Quelle est la situation réelle de la dette intérieure ? Qui sont les créanciers intérieurs de l’État ?
La dette publique se compose de la dette publique extérieure et de la dette publique intérieure. Pour ne parler que de la dette publique intérieure dont il est principalement question ici, c’est la dette brute de l’ensemble des administrations publiques (état, collectivités publiques, entreprises publiques, organismes de sécurité sociale).
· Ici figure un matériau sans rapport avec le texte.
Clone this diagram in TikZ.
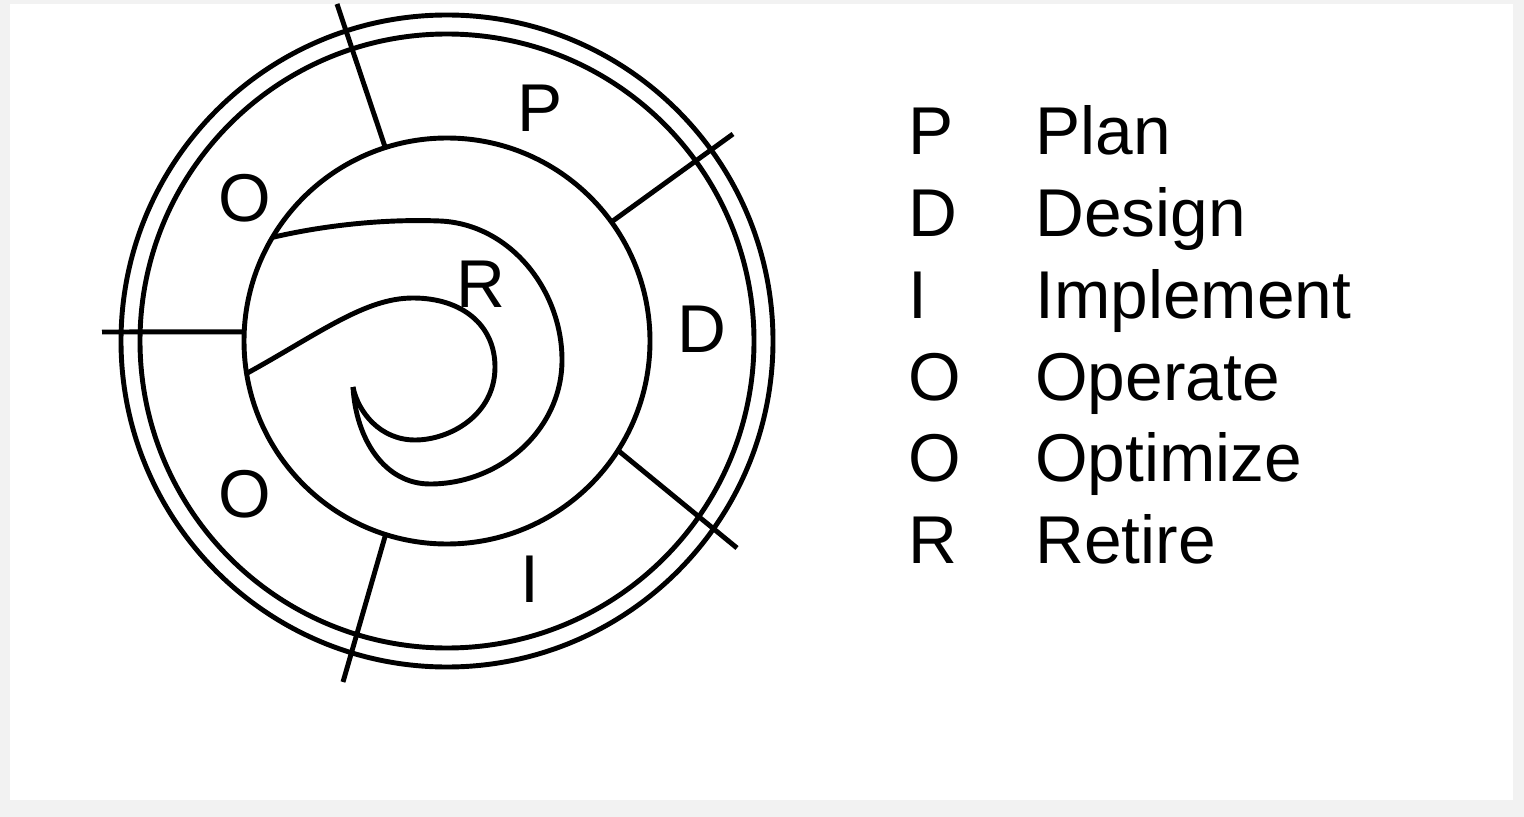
\documentclass[tikz,border=0pt]{standalone}
\usepackage{fontspec}
\setmainfont{Liberation Sans}
\begin{document}
\begin{tikzpicture}[x=0.02cm,y=-0.02cm,
  ring/.style={line width=2.8pt, draw=black},
  lbl/.style={inner sep=0pt, anchor=base, font=\fontsize{38.5}{41}\selectfont},
  leg/.style={inner sep=0pt, anchor=base west, font=\fontsize{38.5}{41}\selectfont}]
\fill[gray!10] (0,0) rectangle (1524,817);
\fill[white] (10,4) rectangle (1513,800);
\useasboundingbox (0,0) rectangle (1524,817);
\coordinate (c) at (447,341);
% rings
\draw[ring] (c) circle (326);
\draw[ring] (c) circle (307);
\draw[ring] (c) circle (203);
% dividers
\path (c) ++(-107.7:203) coordinate (d1a);
\coordinate (d1b) at (337,4);
\path (c) ++(-35.9:203) coordinate (d2a);
\coordinate (d2b) at (733,134);
\path (c) ++(-177.4:203) coordinate (d3a);
\coordinate (d3b) at (102,332);
\path (c) ++(32.6:203) coordinate (d4a);
\coordinate (d4b) at (737,548);
\path (c) ++(107.6:203) coordinate (d5a);
\coordinate (d5b) at (343,682);
\draw[ring] (d1a) -- (d1b);
\draw[ring] (d2a) -- (d2b);
\draw[ring] (d3a) -- (d3b);
\draw[ring] (d4a) -- (d4b);
\draw[ring] (d5a) -- (d5b);
% spiral
\path (c) ++(-149.3:203) coordinate (s1);
\path (c) ++(170.8:203) coordinate (s2);
\coordinate (tip) at (353,387);
\draw[ring, line join=round] (s1) .. controls (330,224) and (390,219) .. (440,221)
  .. controls (510,224) and (562,290) .. (562,360)
  .. controls (562,430) and (500,484) .. (430,484)
  .. controls (385,484) and (356,440) .. (tip);
\draw[ring, line join=round] (s2) .. controls (320,333) and (365,298) .. (413,298)
  .. controls (462,298) and (495,325) .. (495,367)
  .. controls (495,415) and (450,440) .. (415,440)
  .. controls (380,440) and (358,412) .. (tip);
% circle labels
\node[lbl] (lp) at (540,132) {P};
\node[lbl] (lo1) at (245,222) {O};
\node[lbl] (lr) at (481,308) {R};
\node[lbl] (ld) at (702,353) {D};
\node[lbl] (lo2) at (245,517) {O};
\node[lbl] (li) at (530,602) {I};
% legend
\node[leg] (k1) at (908,155) {P};
\node[leg] (k2) at (908,236.7) {D};
\node[leg] (k3) at (908,318.3) {I};
\node[leg] (k4) at (908,400) {O};
\node[leg] (k5) at (908,481.7) {O};
\node[leg] (k6) at (908,563.3) {R};
\node[leg] (w1) at (1035,155) {Plan};
\node[leg] (w2) at (1035,236.7) {Design};
\node[leg] (w3) at (1035,318.3) {Implement};
\node[leg] (w4) at (1035,400) {Operate};
\node[leg] (w5) at (1035,481.7) {Optimize};
\node[leg] (w6) at (1035,563.3) {Retire};
\end{tikzpicture}
\end{document}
Elle comprend la dette due au secteur bancaire, (BCEAO, BIAO, SGBCI, City Bank, etc.), la dette due au secteur privé national (c’est dans cette fraction de la dette intérieure que se trouvent les créances des fournisseurs et prestataires de service sur l’État qui se sont constitués en syndicat) et les emprunts obligataires. Il faut ajouter à cela les passifs de l’État qui se constituent à la suite de prestations réalisées sans engagement préalable ou sans couverture budgétaire correspondante. S’il est relativement facile de connaître le montant des prestations régulièrement exécutées et reconnues par l’État, le montant des passifs fait l’objet d’une étude de la part de l’Inspection Générale pour déterminer les dettes qui peuvent être mises à la charge de l’État et celles qui ne peuvent pas l’être.
Il fut un temps où la lutte syndicale était assimilée à la rébellion. Aujourd’hui, la misère étant générale, les travailleurs, les consommateurs, tous ceux qui souffrent des coups à eux portés par le régime sous la dictée du FMI et de la Banque mondiale résistent malgré les dangers qu’ils courent. C’est le sens et le contenu réel de l’action des fournisseurs de l’État. Ils ont fini par comprendre que seule la lutte paie.
Travailleurs et fournisseur de l’État, même combat !
De la résistance contre la vie chère, à la lutte des fournisseurs pour être payés pour service fait, en passant par la lutte dans l’éducation nationale et la santé, pour la défense du pouvoir d’achat et de meilleures conditions de travail et de vie, la lutte des dockers et des agents de la marine marchande, l’ensemble des victimes des politiques néo-libérales est en mouvement. En juillet dernier lorsque, pour protester contre la hausse du prix des produits pétroliers, l’Union générale des Travailleurs de Côte d’Ivoire appela ses membres à un arrêt de travail, le gouvernement jugea cet arrêt de travail illégal sans considération de ce qui était en jeu. Aujourd’hui, par sa propre conduite, le gouvernement a perdu toute possibilité de se réclamer d’une quelconque loi. Mais les luttes, bien qu’elles commencent à intéresser tous les secteurs de la vie sociale, restent encore trop fragmentées pour être efficaces. C’est pourquoi la recherche de la fusion de toutes les résistances en un mouvement unique doit être l’objectif stratégique à atteindre dans les prochains jours.
Maurice Fahe, FNDP et Convergence pour une autre Côte d’Ivoire
[1] J’utilise ce qualificatif pour les distinguer de l’Association générale des entreprises de Côte d’Ivoire, organisation patronale qui regroupe les grandes, moyennes et petites entreprises de Côte d’Ivoire.